• [Task instructions]: Leaving the pictures out, print the lines from the first line of the listing through the line containing "import numpy as np", exactly as they read, and no others.

• [Collected material]:
-=-=-

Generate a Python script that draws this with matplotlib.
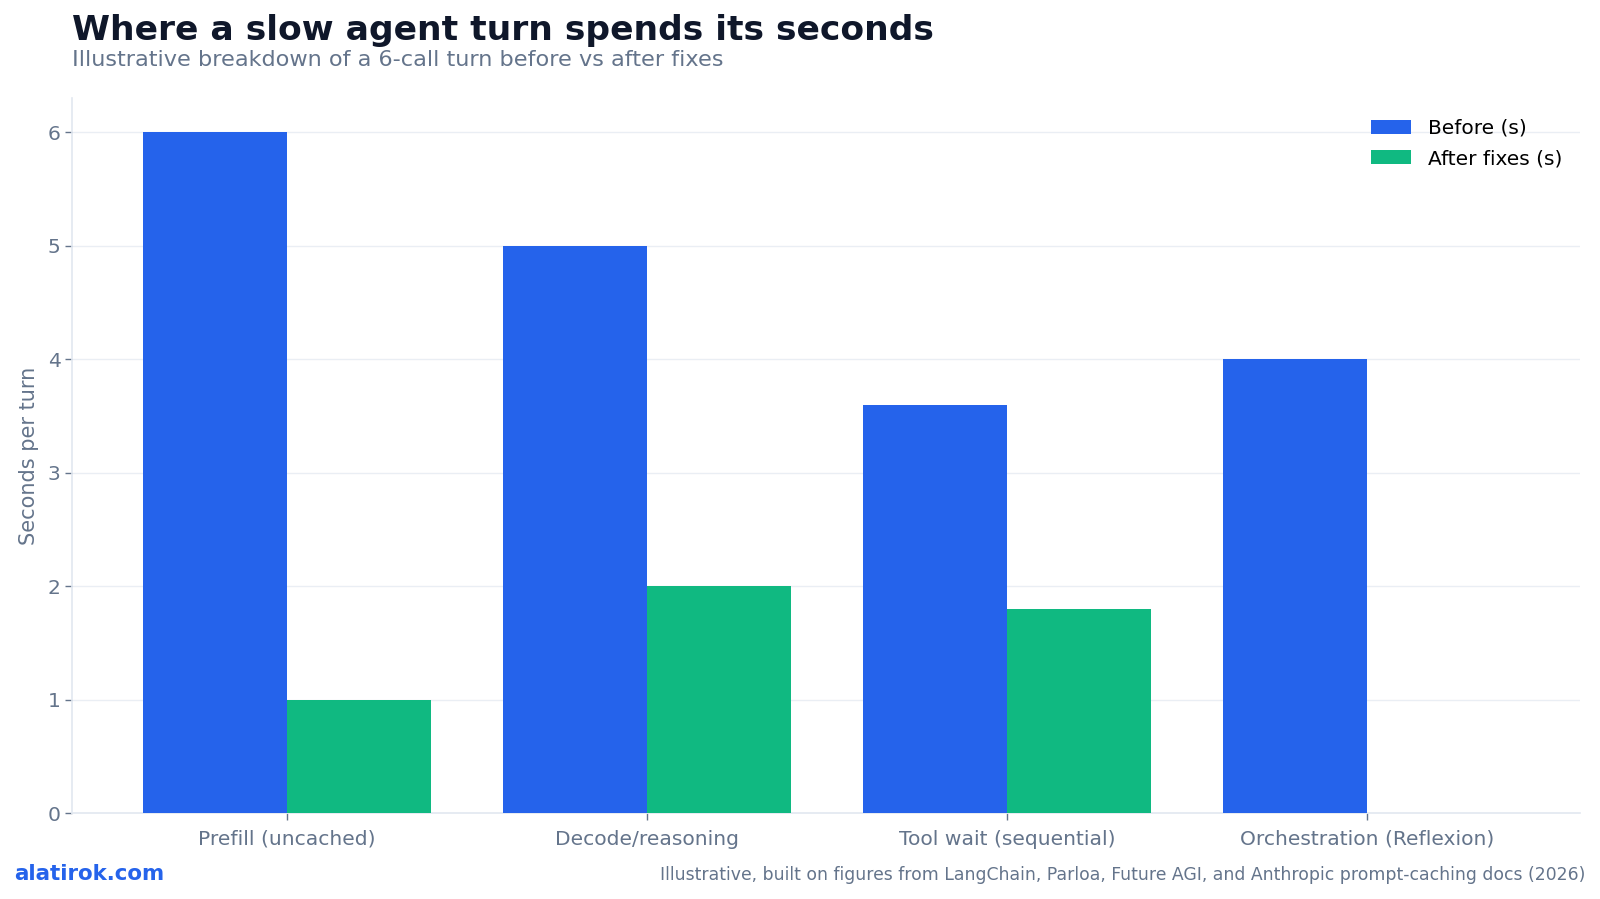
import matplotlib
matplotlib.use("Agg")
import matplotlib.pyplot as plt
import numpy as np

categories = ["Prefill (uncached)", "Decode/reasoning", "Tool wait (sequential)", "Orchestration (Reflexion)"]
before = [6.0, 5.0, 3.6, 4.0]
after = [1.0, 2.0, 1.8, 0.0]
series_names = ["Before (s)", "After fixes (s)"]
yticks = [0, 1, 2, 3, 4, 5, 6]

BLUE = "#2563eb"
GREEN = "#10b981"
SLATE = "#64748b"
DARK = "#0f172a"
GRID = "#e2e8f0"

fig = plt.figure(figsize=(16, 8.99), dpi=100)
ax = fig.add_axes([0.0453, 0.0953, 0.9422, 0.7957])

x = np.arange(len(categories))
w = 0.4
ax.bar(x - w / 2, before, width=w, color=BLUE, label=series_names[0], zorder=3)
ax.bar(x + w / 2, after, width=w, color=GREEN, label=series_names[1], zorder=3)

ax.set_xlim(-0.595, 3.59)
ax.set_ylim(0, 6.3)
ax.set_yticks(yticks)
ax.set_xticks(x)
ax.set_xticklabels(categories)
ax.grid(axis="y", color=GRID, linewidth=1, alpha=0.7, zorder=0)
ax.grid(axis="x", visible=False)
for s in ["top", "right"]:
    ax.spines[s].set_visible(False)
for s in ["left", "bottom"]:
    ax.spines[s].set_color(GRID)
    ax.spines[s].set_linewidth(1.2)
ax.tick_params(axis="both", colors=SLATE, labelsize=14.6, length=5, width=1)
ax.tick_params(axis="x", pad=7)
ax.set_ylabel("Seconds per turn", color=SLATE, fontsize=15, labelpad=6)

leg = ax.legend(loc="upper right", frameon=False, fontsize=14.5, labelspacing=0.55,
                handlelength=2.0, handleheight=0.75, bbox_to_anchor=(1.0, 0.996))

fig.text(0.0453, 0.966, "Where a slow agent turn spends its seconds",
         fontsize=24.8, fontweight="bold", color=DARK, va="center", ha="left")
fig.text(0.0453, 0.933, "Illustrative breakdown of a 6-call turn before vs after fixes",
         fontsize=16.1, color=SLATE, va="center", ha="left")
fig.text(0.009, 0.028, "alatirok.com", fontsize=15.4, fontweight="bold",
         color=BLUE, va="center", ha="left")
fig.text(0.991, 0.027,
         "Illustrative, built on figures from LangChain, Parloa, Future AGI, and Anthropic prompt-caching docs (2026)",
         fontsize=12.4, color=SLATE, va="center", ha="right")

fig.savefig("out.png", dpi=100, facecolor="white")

-=-=-

• [Answer to this exercise]:
Generate a Python script that draws this with matplotlib.
import matplotlib
matplotlib.use("Agg")
import matplotlib.pyplot as plt
import numpy as np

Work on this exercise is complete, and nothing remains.